Selon ce jeune mexicain, l’élection d’un nouveau gouverneur de l’état de Quintana Roo en juin 2016, aurait précipité cette instabilité politique et causé une résurgence de la violence. En effet, les élections au Mexique ont tendance à entraîner un certain chaos, lié à l’arrivée de nouvelles têtes aux hauts postes de commandements des autorités locales. Les sortants luttent pour conserver leur pouvoir, alors que les nouveaux arrivés tentent de trouver leur place. « Le nouveau gouverneur va à l’encontre de beaucoup de choses qui étaient en place sous l’administration précédente », commente l’employé. « Je pense que toute cette violence a quelque chose à voir avec cela.”

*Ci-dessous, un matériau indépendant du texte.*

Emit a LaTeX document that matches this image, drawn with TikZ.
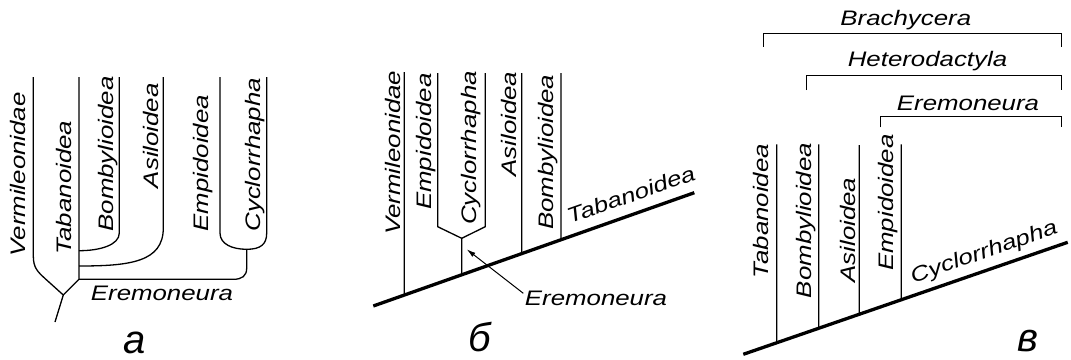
\documentclass[tikz,border=0pt]{standalone}
\usepackage{fontspec}
\setmainfont{Liberation Sans}
\newfontfamily\labfont[FakeStretch=1.23]{Liberation Sans}
\usetikzlibrary{arrows.meta}
\begin{document}
\begin{tikzpicture}[x=1pt,y=-1pt,
  br/.style={line width=1.3pt},
  basel/.style={line width=3.3pt},
  brk/.style={line width=1pt},
  lab/.style={inner sep=0pt, font=\labfont\itshape\fontsize{21}{24}\selectfont},
  vlab/.style={lab, rotate=90, anchor=base west},
  hlab/.style={lab, anchor=base},
  slab/.style={lab, anchor=base west},
  big/.style={inner sep=0pt, anchor=base, text depth=0pt, text height=22pt, font=\itshape\fontsize{40}{44}\selectfont},
  arr/.style={line width=1pt, -{Latex[length=9pt,width=5pt]}}]
\useasboundingbox (0,0) rectangle (1071,359);
\fill[white] (0,0) rectangle (1071,359);

% ---------- panel a ----------
\coordinate (aV1) at (33.3,77);
\coordinate (aT1) at (79,77);
\coordinate (aT2) at (79,279.3);
\coordinate (aR) at (63.3,295);
\coordinate (aRoot) at (55,322);
\coordinate (aB1) at (119.3,77);
\coordinate (aB2) at (79,250.7);
\coordinate (aA1) at (163.3,77);
\coordinate (aA2) at (79,266);
\coordinate (aE1) at (220,77);
\coordinate (aC1) at (266.7,77);
\coordinate (aU) at (246.7,249.3);
\draw[br] (aV1) -- (33.3,256) .. controls (33.3,268) and (38,272) .. (45,278.5) -- (aR);
\draw[br] (aT1) -- (aT2) -- (aR);
\draw[br] (aR) -- (aRoot);
\draw[br] (aB1) -- (119.3,233) .. controls (119.3,245) and (100,250.7) .. (aB2);
\draw[br] (aA1) -- (163.3,228) .. controls (163.3,262) and (130,266) .. (aA2);
\draw[br] (aE1) -- (220,233) .. controls (220,244) and (232,249.3) .. (aU)
  .. controls (261,249.3) and (266.7,244) .. (266.7,233) -- (aC1);
\draw[br] (aU) -- (246.7,268) .. controls (246.7,276) and (242,279.3) .. (233.3,279.3) -- (aT2);

\node[vlab] (aLV) at (25,256.7) {Vermileonidae};
\node[vlab] (aLT) at (71.7,255) {Tabanoidea};
\node[vlab] (aLB) at (113.3,231.7) {Bombylioidea};
\node[vlab] (aLA) at (158.3,188.3) {Asiloidea};
\node[vlab] (aLE) at (208.3,231.7) {Empidoidea};
\node[vlab] (aLC) at (260,231.7) {Cyclorrhapha};
\node[hlab] (aLEr) at (162,300.7) {Eremoneura};
\node[big] (aLbl) at (134.7,353) {а};

% ---------- panel b ----------
\coordinate (bA) at (373.3,306);
\coordinate (bB) at (694.3,192.7);
\draw[basel] (bA) -- (bB);
\coordinate (bV1) at (404.3,72);   \coordinate (bVx) at (404.3,400);
\coordinate (bE1) at (437.7,73);
\coordinate (bC1) at (485.3,73);
\coordinate (bJ) at (461.7,238.3); \coordinate (bJx) at (461.7,400);
\coordinate (bA1) at (521.7,73);   \coordinate (bAx) at (521.7,400);
\coordinate (bB1) at (561,73);     \coordinate (bBx) at (561,400);
\draw[br] (bV1) -- (intersection of bA--bB and bV1--bVx);
\draw[br] (bE1) -- (437.7,226.7) -- (bJ) -- (485.3,226.7) -- (bC1);
\draw[br] (bJ) -- (intersection of bA--bB and bJ--bJx);
\draw[br] (bA1) -- (intersection of bA--bB and bA1--bAx);
\draw[br] (bB1) -- (intersection of bA--bB and bB1--bBx);
\coordinate (bArT) at (523.3,293.3);
\coordinate (bArH) at (466.7,249.3);
\draw[arr] (bArT) -- (bArH);

\node[vlab] (bLV) at (400,235) {Vermileonidae};
\node[vlab] (bLE) at (431.7,210) {Empidoidea};
\node[vlab] (bLC) at (476.7,225) {Cyclorrhapha};
\node[vlab] (bLA) at (516.7,176.7) {Asiloidea};
\node[vlab] (bLB) at (553.3,230) {Bombylioidea};
\node[slab, rotate=19.4] (bLT) at (570,224) {Tabanoidea};
\node[hlab] (bLEr) at (596,305) {Eremoneura};
\node[big] (bLbl) at (480,351.7) {б};

% ---------- panel c ----------
\coordinate (cA) at (743.3,354.3);
\coordinate (cB) at (1067.7,242.3);
\draw[basel] (cA) -- (cB);
\coordinate (cT1) at (776.7,144.3); \coordinate (cTx) at (776.7,400);
\coordinate (cB1) at (818.7,144.3); \coordinate (cBx) at (818.7,400);
\coordinate (cA1) at (859.3,145);   \coordinate (cAx) at (859.3,400);
\coordinate (cE1) at (901.3,144.3); \coordinate (cEx) at (901.3,400);
\draw[br] (cT1) -- (intersection of cA--cB and cT1--cTx);
\draw[br] (cB1) -- (intersection of cA--cB and cB1--cBx);
\draw[br] (cA1) -- (intersection of cA--cB and cA1--cAx);
\draw[br] (cE1) -- (intersection of cA--cB and cE1--cEx);

\node[vlab] (cLT) at (768.3,278.3) {Tabanoidea};
\node[vlab] (cLB) at (811.7,298.3) {Bombylioidea};
\node[vlab] (cLA) at (855,282.7) {Asiloidea};
\node[vlab] (cLE) at (893.3,271) {Empidoidea};
\node[slab, rotate=19.05] (cLC) at (913.3,283.3) {Cyclorrhapha};

% brackets
\coordinate (k1l) at (763.3,46.7); \coordinate (k1r) at (1061,46.7);
\coordinate (k2l) at (806,90);     \coordinate (k2r) at (1061,90);
\coordinate (k3l) at (880.7,127.3);\coordinate (k3r) at (1061,127.3);
\draw[brk] (k1l) -- (763.3,33.3) -- (1061,33.3) -- (k1r);
\draw[brk] (k2l) -- (806,75) -- (1061,75) -- (k2r);
\draw[brk] (k3l) -- (880.7,116) -- (1061,116) -- (k3r);
\node[hlab] (cLBr) at (905.8,25) {Brachycera};
\node[hlab] (cLHe) at (927.5,66.7) {Heterodactyla};
\node[hlab] (cLEr) at (968,110) {Eremoneura};
\node[big] (cLbl) at (1028.3,351.7) {в};
\end{tikzpicture}
\end{document}
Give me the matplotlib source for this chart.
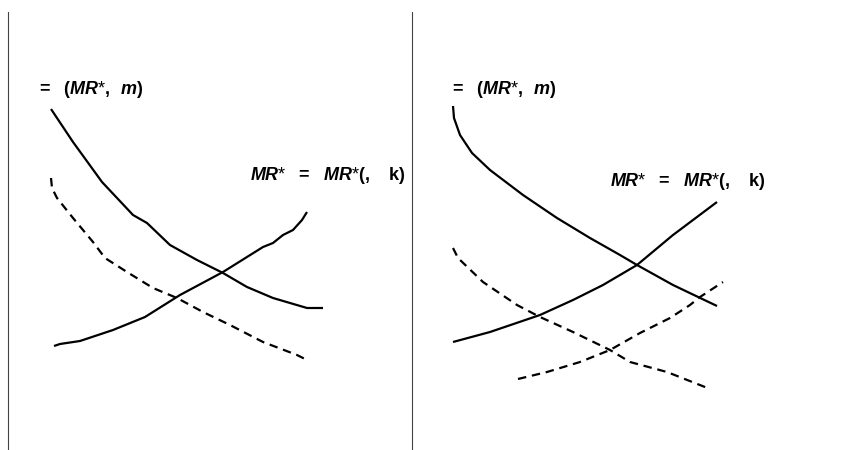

Car l’impunité est encore très répandue au Mexique. Le bureau du recensement (INEGI) estime que seulement 7% des crimes sont signalés aux autorités, trop souvent de mèche avec le crime organisé. Même à Tulúm, devenu très “jet-set”,  le propriétaire de l’hôtel affirme que les propriétaires de bars et de clubs n’ont pas d’autre choix que de permettre au crime organisé de se mêler de leurs affaires, que ce soit en laissant les cartels vendre des stupéfiants dans leur établissement, ou à travers le racket local. « Parce que si vous ne le faites pas, » dit-il, “ce qui s’est passé à Playa del Carmen risque de se reproduire”.